Ipswich City Bulls
- Nickname: "The Bulls"
- Short name: Ipswich City Bulls
- Founded: 16 February 1975
- Dissolved: 2023 (Merged with Western Pride)
- Ground: Sutton Park
- Manager: Norbert Duga
- League: Capital League 1 & Reserves

= Ipswich City Bulls =

Ipswich City Bulls Football Club, also known as The Bulls, was a grassroots football club in Ipswich, Queensland, Australia. Founded in 1975, the club merged with Western Pride FC in 2023 to form Ipswich FC. The men's team finished competition in Football Brisbane – Capital League. In addition to league competition, the club offered youth development pathways. "The Bulls" local rivals were Ipswich Knights and Western Spirit.

== History ==
The club formed in early 1975 with five teams and 70 players, drawn from all parts of Ipswich City, although most of them come from Leichhardt and the Brassall area.

The intention was to provide an avenue for people living in the north western side of Ipswich to compete in football. The Club headquartered at Sutton Park, entered the Brisbane Junior Football Association competition for the first time in 1975. The first three years saw an increase in player numbers to two ladies teams, 15 junior and one colts (senior division) team and about 200 players.

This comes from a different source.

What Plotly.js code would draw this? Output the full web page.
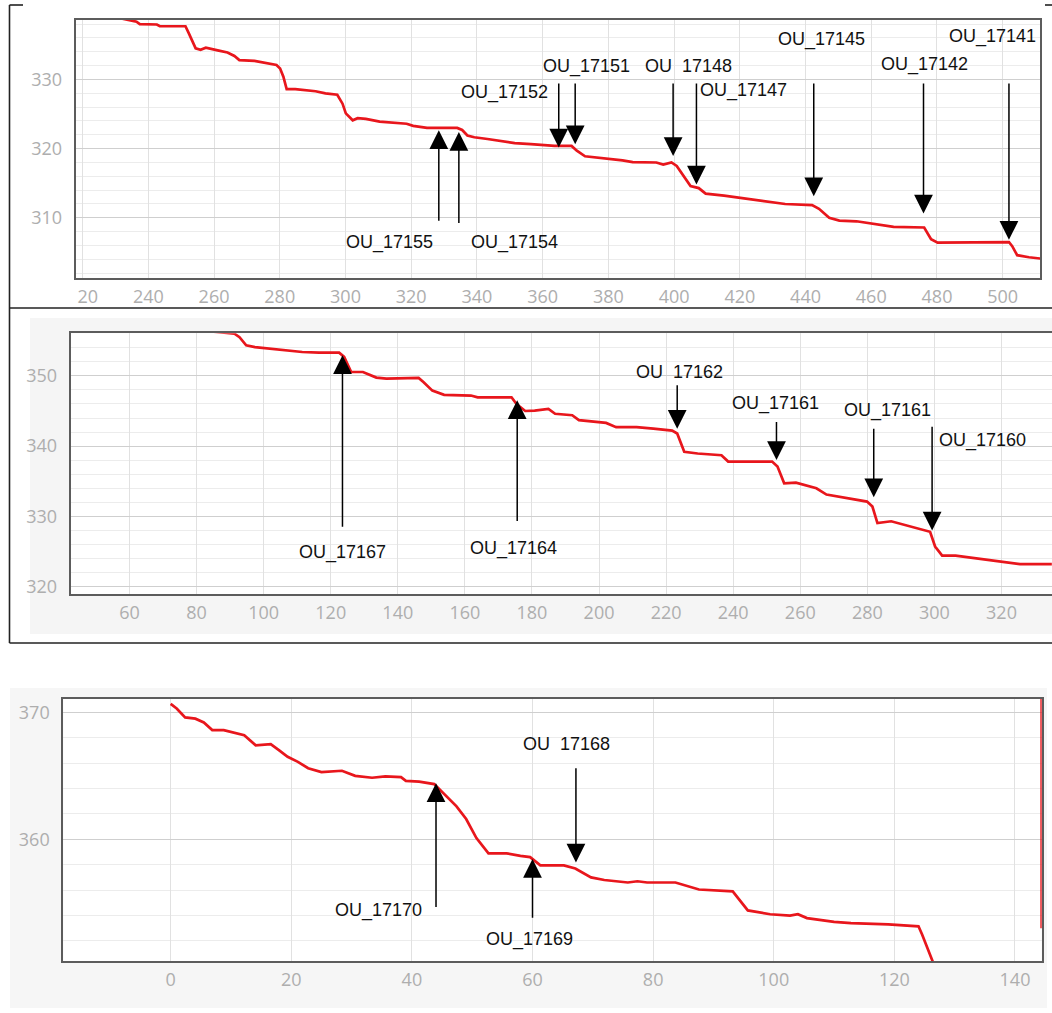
<!DOCTYPE html>
<html>
<head>
<meta charset="utf-8">
<script src="https://cdn.plot.ly/plotly-3.0.1.min.js"></script>
<style>html,body{margin:0;padding:0;background:#fff;}#chart{width:1052px;height:1013px;}</style>
</head>
<body>
<div id="chart"></div>
<script>
// ---------- Panel 1 (top) ----------
const p1X = [230.0, 236.4, 237.4, 242.6, 243.5, 251.3, 252.3, 254.4, 255.9, 257.5, 261.1, 264.1, 266.2, 267.7, 272.3, 276.4, 279.0, 280.1, 281.1, 282.1, 284.7, 290.9, 293.9, 297.5, 298.0, 299.1, 300.1, 302.2, 303.7, 306.2, 310.4, 314.5, 318.6, 320.6, 324.8, 334.0, 335.5, 337.1, 339.2, 343.2, 347.4, 351.5, 356.4, 363.6, 368.8, 370.4, 372.9, 377.0, 384.3, 387.4, 394.6, 396.7, 399.2, 400.8, 402.9, 405.0, 407.5, 409.6, 415.2, 425.5, 433.8, 442.0, 444.1, 447.2, 450.3, 455.5, 460.6, 466.8, 476.1, 478.2, 480.2, 487.4, 501.9, 502.9, 504.4, 508.0, 511.7];
const p1Y = [339.0, 338.36, 338.0, 337.95, 337.7, 337.7, 336.7, 334.5, 334.3, 334.6, 334.2, 333.9, 333.4, 332.8, 332.7, 332.3, 332.1, 331.6, 330.4, 328.6, 328.6, 328.3, 328.0, 327.8, 327.4, 326.5, 325.1, 324.1, 324.4, 324.3, 323.9, 323.8, 323.6, 323.3, 323.0, 323.0, 322.7, 321.9, 321.65, 321.4, 321.1, 320.8, 320.65, 320.4, 320.4, 319.7, 318.9, 318.7, 318.3, 318.05, 318.0, 317.7, 318.0, 317.5, 316.0, 314.6, 314.3, 313.5, 313.2, 312.5, 312.0, 311.85, 311.3, 310.0, 309.6, 309.5, 309.1, 308.7, 308.6, 306.9, 306.4, 306.4, 306.5, 305.9, 304.6, 304.3, 304.1];
const p1Labels = ["OU_17155", "OU_17154", "OU_17152", "OU_17151", "OU\u00a0\u00a017148", "OU_17147", "OU_17145", "OU_17142", "OU_17141"];
const p1ArrowX = [328.4, 334.5, 364.9, 369.9, 399.7, 406.8, 442.5, 475.9, 501.9];
const p1ArrowTip = [322.66, 322.42, 320.16, 320.63, 318.94, 314.83, 313.12, 310.62, 306.82];
const p1ArrowTail = [309.36, 309.05, 329.64, 329.64, 329.64, 329.64, 329.64, 329.64, 329.64];
const p1TextX = [313.5, 351.5, 348.3, 373.4, 404.4, 421.0, 444.9, 476.1, 496.8];
const p1TextY = [306.4, 306.4, 328.16, 331.9, 331.9, 328.4, 335.78, 332.14, 336.17];

// ---------- Panel 2 (middle) ----------
const p2X = [85.0, 91.3, 92.8, 94.8, 97.4, 101.4, 106.4, 111.5, 116.5, 122.5, 124.0, 126.1, 129.6, 133.6, 136.6, 141.7, 146.2, 147.7, 150.3, 153.8, 161.8, 163.8, 173.9, 175.4, 178.0, 180.8, 184.9, 186.9, 192.0, 194.0, 202.1, 205.1, 211.2, 216.2, 221.8, 223.3, 225.4, 229.4, 236.5, 238.5, 251.6, 253.2, 255.2, 258.7, 264.8, 267.8, 276.9, 279.9, 281.5, 283.0, 287.1, 295.2, 298.7, 300.2, 302.3, 306.3, 317.4, 325.5, 335.0];
const p2Y = [356.3, 356.0, 355.5, 354.35, 354.1, 353.9, 353.65, 353.4, 353.3, 353.3, 352.7, 350.55, 350.55, 349.75, 349.6, 349.6, 349.7, 349.1, 347.9, 347.3, 347.2, 346.95, 346.95, 345.97, 345.0, 345.06, 345.3, 344.6, 344.4, 343.7, 343.3, 342.7, 342.7, 342.5, 342.2, 341.8, 339.2, 338.95, 338.7, 337.8, 337.8, 337.1, 334.7, 334.8, 334.0, 333.1, 332.4, 332.1, 331.4, 329.04, 329.3, 328.3, 327.8, 325.7, 324.4, 324.4, 323.7, 323.2, 323.2];
const p2Labels = ["OU_17167", "OU_17164", "OU\u00a0\u00a017162", "OU_17161", "OU_17161", "OU_17160"];
const p2ArrowX = [123.5, 175.6, 223.3, 252.9, 281.9, 299.3];
const p2ArrowTip = [352.92, 346.54, 342.46, 338.03, 332.72, 327.99];
const p2ArrowTail = [328.32, 329.14, 348.86, 343.66, 342.68, 342.96];
const p2TextX = [123.5, 174.5, 224.1, 252.7, 286.1, 314.4];
const p2TextY = [324.92, 325.48, 350.61, 346.04, 345.06, 340.79];

// ---------- Panel 3 (bottom) ----------
const p3X = [0, 1.0, 2.4, 4.1, 5.5, 6.9, 8.8, 11.1, 12.2, 14.1, 16.6, 18.0, 19.4, 21.1, 22.8, 25.0, 28.4, 30.6, 33.4, 35.6, 38.2, 39.0, 41.2, 43.7, 45.1, 47.4, 49.0, 50.7, 52.7, 55.7, 58.0, 59.6, 61.3, 65.2, 67.1, 69.7, 71.9, 75.8, 77.4, 79.0, 83.7, 87.6, 93.2, 95.7, 99.4, 102.7, 104.0, 105.5, 110.0, 112.8, 119.0, 124.0, 124.6, 126.3, 127.5];
const p3Y = [370.66, 370.3, 369.6, 369.5, 369.2, 368.6, 368.6, 368.3, 368.2, 367.4, 367.5, 367.0, 366.5, 366.1, 365.6, 365.3, 365.4, 365.0, 364.85, 364.95, 364.9, 364.6, 364.55, 364.35, 363.7, 362.6, 361.6, 360.1, 358.9, 358.9, 358.7, 358.6, 357.95, 357.95, 357.7, 357.0, 356.8, 356.6, 356.7, 356.6, 356.6, 356.05, 355.9, 354.4, 354.1, 354.0, 354.1, 353.8, 353.5, 353.4, 353.3, 353.15, 352.5, 350.5, 349.0];
const p3EdgeX = [144.4, 144.4];
const p3EdgeY = [371.5, 353.0];
const p3Labels = ["OU_17170", "OU_17169", "OU\u00a0\u00a017168"];
const p3ArrowX = [44.0, 60.0, 67.2];
const p3ArrowTip = [364.41, 358.45, 358.18];
const p3ArrowTail = [354.56, 353.71, 365.71];
const p3TextX = [34.5, 59.5, 65.7];
const p3TextY = [354.43, 352.13, 367.54];

// ---------- helpers ----------
const W = 1052, H = 1013;
const fx = p => p / W;
const fy = p => 1 - p / H;
const RED = '#e8161c';
const tickFont = {family: 'Open Sans, DejaVu Sans, sans-serif', size: 18, color: '#aeaeae'};
const annFont = {family: 'Liberation Sans, Arial, sans-serif', size: 18, color: '#111'};

function xAxis(dom, range, anchor, mirror) {
  return {
    domain: dom, range: range, anchor: anchor, dtick: 20, tick0: 0,
    showgrid: true, gridcolor: '#e1e1e1', gridwidth: 1, zeroline: false,
    showline: true, linecolor: '#5c5c5c', linewidth: 2, mirror: mirror,
    ticks: '', tickfont: tickFont, ticklabelstandoff: 1, fixedrange: true
  };
}
function yAxis(dom, range, anchor, mirror) {
  return {
    domain: dom, range: range, anchor: anchor, dtick: 10, tick0: 0,
    showgrid: true, gridcolor: '#cfcfcf', gridwidth: 1, zeroline: false,
    minor: {dtick: 2, showgrid: true, gridcolor: '#ececec', gridwidth: 1},
    showline: true, linecolor: '#5c5c5c', linewidth: 2, mirror: mirror,
    ticks: '', tickfont: tickFont, ticklabelstandoff: 8, fixedrange: true
  };
}

const lineStyle = {color: RED, width: 2.7, shape: 'linear'};
const traces = [
  {x: p1X, y: p1Y, xaxis: 'x', yaxis: 'y', type: 'scatter', mode: 'lines', line: lineStyle, hoverinfo: 'skip'},
  {x: p2X, y: p2Y, xaxis: 'x2', yaxis: 'y2', type: 'scatter', mode: 'lines', line: lineStyle, hoverinfo: 'skip'},
  {x: p3X, y: p3Y, xaxis: 'x3', yaxis: 'y3', type: 'scatter', mode: 'lines', line: lineStyle, hoverinfo: 'skip'}
];

const annotations = [];
function addAnns(labels, ax, tip, tail, tx, ty, xr, yr) {
  for (let i = 0; i < labels.length; i++) {
    annotations.push({
      xref: xr, yref: yr, axref: xr, ayref: yr,
      x: ax[i], y: tip[i], ax: ax[i], ay: tail[i],
      text: '', showarrow: true, arrowhead: 2, arrowsize: 2.5, arrowwidth: 1.5,
      arrowcolor: '#000', standoff: 0, startstandoff: 0
    });
    annotations.push({
      xref: xr, yref: yr, x: tx[i], y: ty[i], text: labels[i], showarrow: false,
      font: annFont, xanchor: 'center', yanchor: 'middle'
    });
  }
}
addAnns(p1Labels, p1ArrowX, p1ArrowTip, p1ArrowTail, p1TextX, p1TextY, 'x', 'y');
addAnns(p2Labels, p2ArrowX, p2ArrowTip, p2ArrowTail, p2TextX, p2TextY, 'x2', 'y2');
addAnns(p3Labels, p3ArrowX, p3ArrowTip, p3ArrowTail, p3TextX, p3TextY, 'x3', 'y3');

function pline(x0, y0, x1, y1, w, c) {
  return {type: 'line', xref: 'paper', yref: 'paper', x0: fx(x0), y0: fy(y0), x1: fx(x1), y1: fy(y1),
          line: {color: c || '#222', width: w || 1.5}, layer: 'above'};
}
function prect(x0, y0, x1, y1, fill, layer) {
  return {type: 'rect', xref: 'paper', yref: 'paper', x0: fx(x0), y0: fy(y0), x1: fx(x1), y1: fy(y1),
          line: {width: 0}, fillcolor: fill, layer: layer || 'below'};
}

const P1 = {x0: 75.7, x1: 1040, y0: 20, y1: 278};
const P2 = {x0: 70.7, x1: 1052, y0: 333.3, y1: 594.3};
const P3 = {x0: 63.3, x1: 1041.7, y0: 699, y1: 961};

const shapes = [
  prect(30, 318, 1052, 634, '#f5f5f5'),
  prect(10, 688, 1047, 1008, '#f6f6f6'),
  prect(P1.x0, P1.y0, P1.x1, P1.y1, '#ffffff'),
  prect(P2.x0, P2.y0, P2.x1, P2.y1, '#ffffff'),
  prect(P3.x0, P3.y0, P3.x1, P3.y1, '#ffffff'),
  // hide the clipped first digit of the first tick label in the top panel
  prect(12, 284, 77, 303, '#ffffff', 'above'),
  // outer frames
  pline(9.5, 5, 9.5, 643, 1.6),
  pline(9.5, 5, 23, 5, 1.6),
  pline(1045, 5, 1052, 5, 1.6),
  pline(9.5, 308, 1052, 308, 1.6),
  pline(9.5, 643, 1052, 643, 1.6),
  // vertical red segment at the right edge of the bottom panel (from data arrays)
  {type: 'line', xref: 'x3', yref: 'y3', x0: p3EdgeX[0], y0: p3EdgeY[0], x1: p3EdgeX[1], y1: p3EdgeY[1],
   line: {color: RED, width: 2.4}, layer: 'above'}
];

const layout = {
  width: W, height: H,
  margin: {l: 0, r: 0, t: 0, b: 0},
  paper_bgcolor: '#ffffff', plot_bgcolor: 'rgba(0,0,0,0)',
  showlegend: false,
  xaxis: xAxis([fx(P1.x0), fx(P1.x1)], [217.9, 511.35], 'y', true),
  yaxis: yAxis([fy(P1.y1), fy(P1.y0)], [301.3, 338.6], 'x', true),
  xaxis2: xAxis([fx(P2.x0), 1], [42.47, 335.05], 'y2', true),
  yaxis2: yAxis([fy(P2.y1), fy(P2.y0)], [318.9, 356.06], 'x2', false),
  xaxis3: xAxis([fx(P3.x0), fx(P3.x1)], [-17.8, 144.43], 'y3', true),
  yaxis3: yAxis([fy(P3.y1), fy(P3.y0)], [350.42, 371.05], 'x3', true),
  annotations: annotations,
  shapes: shapes
};

Plotly.newPlot('chart', traces, layout, {staticPlot: true, displayModeBar: false});
</script>
</body>
</html>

A former star player, Henry Lines ("The Angry Hungarian") became the club's first team coach.

In 2012, the Ipswich City Bulls received a $3,000 grant to replace equipment lost in the Queensland floods from Hyundai Motor Company Australia.

In 2023 it was announced that Ipswich City and Western Pride would merge ahead of the 2024 season, with the new club being called Ipswich FC.

== Notable players ==

- Allira Toby played for the Ipswich City Bulls junior team.